Note: Here, "well established" means well established by empirical evidence and/or sound mathematical reasoning. This is not the same as "well-accepted," since sometimes things may be well-accepted without sound evidence.

1. Using laws of physics

Hooke's Law says that when a weight that is not too large (below what is called the "elastic limit") is placed on the end of a spring, the length of the (stretched) spring is approximately a linear function of the weight. This tells us that if we do an experiment with a spring by putting various weights (below the elastic limit) on it and measuring the length of the spring, we are justified in using a linear model,

    Length = A×Weight + B

2. Using the Central Limit Theorem

The Central Limit Theorem1 says that for most distributions, linear combinations (e.g., the  sum or the mean) of a large enough number of independent random variables is approximately normal. Thus, if a random variable in question is the sum of independent random variables, then it is usually2 safe to assume that it is approximately normal.

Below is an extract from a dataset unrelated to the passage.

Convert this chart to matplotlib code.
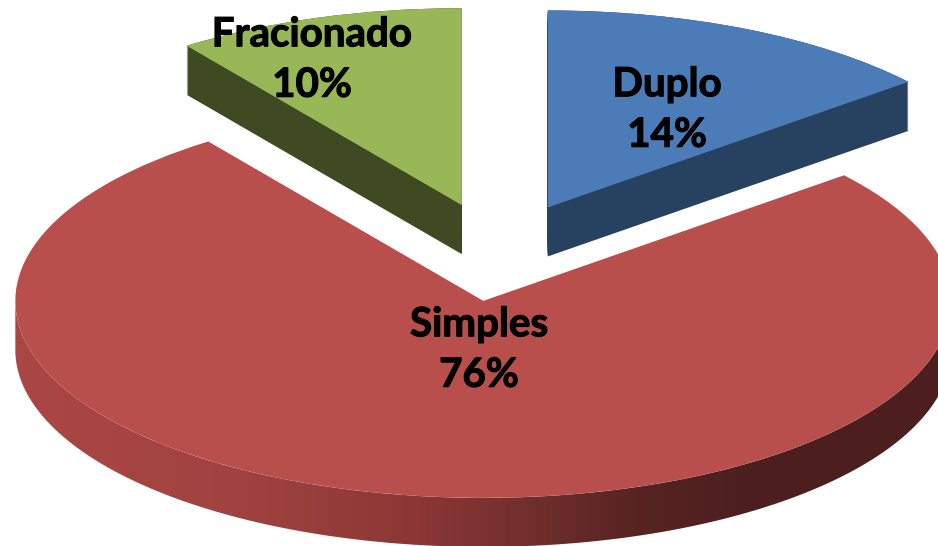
import numpy as np
import matplotlib
matplotlib.use('Agg')
import matplotlib.pyplot as plt
import matplotlib.patheffects as pe
from matplotlib.colors import LinearSegmentedColormap
from matplotlib.patches import Polygon

labels = ['Fracionado', 'Simples', 'Duplo']
values = [10, 76, 14]
top_colors = ['#98b757', '#b94f4c', '#4c7cb7']
side_colors = ['#3f4a22', '#4c1f1e', '#274161']

# pixel geometry of the pie in the picture
W, H = 938, 546
cx, cy = 498, 252
rx, ry = 468, 197
depth = 49 / ry
explode = [0.25, 0.25, 0.25]


def px(x, y):
    return (x - cx) / rx, (cy - y) / ry


fig = plt.figure(figsize=(W / 100, H / 100), dpi=100)
ax = fig.add_axes([0, 0, 1, 1])

# side walls: same pie stacked downwards
for d in np.linspace(depth, 0, 50):
    wedges, _ = ax.pie(values, explode=explode, startangle=90, colors=side_colors,
                       center=(0, -d), wedgeprops={'linewidth': 0})
    wedges[1].set_visible(False)

# red wall has a gradient from left to right
top_wedges, _ = ax.pie(values, explode=explode, startangle=90, colors=top_colors,
                       wedgeprops={'linewidth': 0, 'zorder': 5})
red_cx, red_cy = top_wedges[1].center
t = np.radians(np.linspace(180, 360, 300))
lower = np.column_stack([red_cx + np.cos(t), red_cy + np.sin(t) - depth])
upper = np.column_stack([red_cx + np.cos(t), red_cy + np.sin(t)])[::-1]
wall = Polygon(np.vstack([lower, upper]), closed=True, transform=ax.transData,
               facecolor='none', edgecolor='none')
ax.add_patch(wall)
grad = LinearSegmentedColormap.from_list('wall', [
    (0.0, '#ab4744'), (0.25, '#a04340'), (0.45, '#8a3735'), (0.55, '#74302e'),
    (0.68, '#572422'), (0.8, '#4c1f1e'), (1.0, '#4c1f1e')])
x0, y1 = px(0, 0)
x1, y0 = px(W, H)
img = ax.imshow(np.linspace(0, 1, 512).reshape(1, -1), cmap=grad, aspect='auto',
                extent=(x0, x1, y0, y1), zorder=4)
img.set_clip_path(wall)

ax.set_aspect('auto')
ax.set_xlim(x0, x1)
ax.set_ylim(y0, y1)
ax.axis('off')

text_pos = [(312, 60), (479, 350), (667, 110)]
for name, v, (tx, ty) in zip(labels, values, text_pos):
    x, y = px(tx, ty)
    ax.text(x, y, f'{name}\n{v}%', ha='center', va='center', color='black',
            family='Lato', weight='bold', fontsize=29, linespacing=1.45, zorder=10,
            path_effects=[pe.withStroke(linewidth=0.8, foreground='black')])

fig.savefig('out.png', dpi=100)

For example, adult human heights (at least if we restrict to one sex3) are the sum of many heights: the heights of the ankles, lower legs, upper legs, pelvis, many vertebrae, and head. Empirical evidence suggests that these heights vary roughly independently (e.g., the ratio of height of lower leg to that of upper leg varies considerably). Thus it is plausible by the Central Limit Theorem that human heights are approximately normal. This in fact is supported by empirical evidence.

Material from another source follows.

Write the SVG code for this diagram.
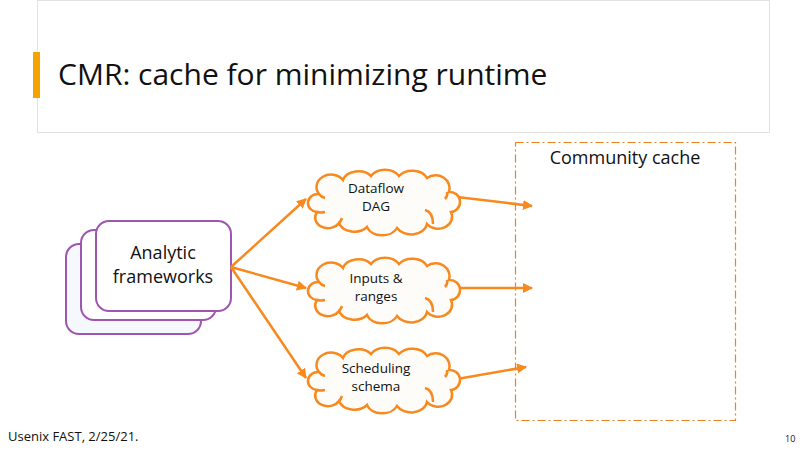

The Central Limit Theorem can also be used to reason that some distributions are approximately lognormal -- that is, that the logarithm of the random variable is  normal. For example, the distribution of a pollutant might be determined by successive independent dilutions of an original emission. This translates into mathematical terminology by saying that the amount of pollution (call this random variable Y) in a given small region is the product of independent random variables. Thus logY is the sum of independent random variables. If the number of successive dilutions is large enough, the reasoning above shows that logY is approximately normal, and hence that Y is approximately lognormal.4, 5

1. Actually, there are several versions of the Central Limit Theorem, essentially concerning different types of distributions. The paraphrase given here is good enough for most practical purposes. See also
the Rice Virtual Lab in Statistics' Sampling Distribution Simulation, which can be used to show how the version of the Central Limit Theorem for means works for various distributions.
2. Notable exceptions are if the random variables being summed have "heavy tails" (also called leptokurtic), or are strongly bimodal, or very strongly skewed (especially if the sums involved are not large.)
3. If we consider both sexes, then we loose independence, since the average height for males is higher than the average height for females. However, since the average height for males is not that much higher than the average height for females, it turns out that the overall distribution of heights for all adult humans is not far from normal -- the mode is a little off to one side, and the top is slightly wider than for a normal distribution.
4. In practice, one would usually work with logY, using a technique that requires approximate normality.
5. For more about lognormal distributions, see Ott (1995) Environmental Statistics and Data Analysis; van Belle (2008) Statistical Rules of Thumb, pp 88 - 90, and the Life is Lognormal website and further references given there.